Ben sayın Erdoğan’ın yanındaki pek çok insanın eviyle ilgili birçok şey çıktı ağzımızı açmadık. Çünkü tarihi eser meselesinin nasıl yürüdüğünü biliyoruz. Üzerinde tepinebilirdik. Para ile pulla alakası olmayan bir şahıs olarak şimdi yandınız.
"TEZGAHA BAKAR MISINIZ?"
Dalaman'da Akköprü Barajı'nı satmaya hazırlanıyorlar. Tezgâha bakar mısınız? Milletin santralini satıp aynı santralin elektriğini millete 3-5 katı verecekler.

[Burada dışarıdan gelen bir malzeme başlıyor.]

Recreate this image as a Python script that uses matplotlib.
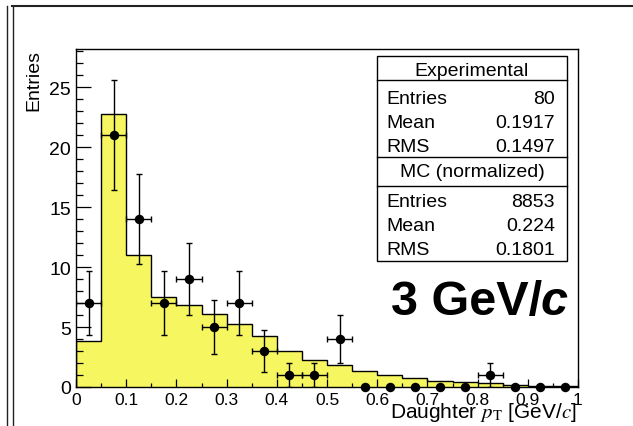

EPDK tarifeler Daire Başkanı olan kişi 2021 yılının tarifesini ve verilecek teşvikleri ocak ayında belirleyip mart ayında istifa ediyor. Sonra bir elektrik şirketinde üst düzey yönetici olarak işe başlıyor. Bir başka grup başkanı da şubat ayında istifa edip bir başka şirkette yönetici oluyor. İşe bakar mısınız. Ocak ayında verilecek teşvikleri belirleyenler hemen sonrasında bu paraları alacak şirketlere yönetici olarak gidiyor.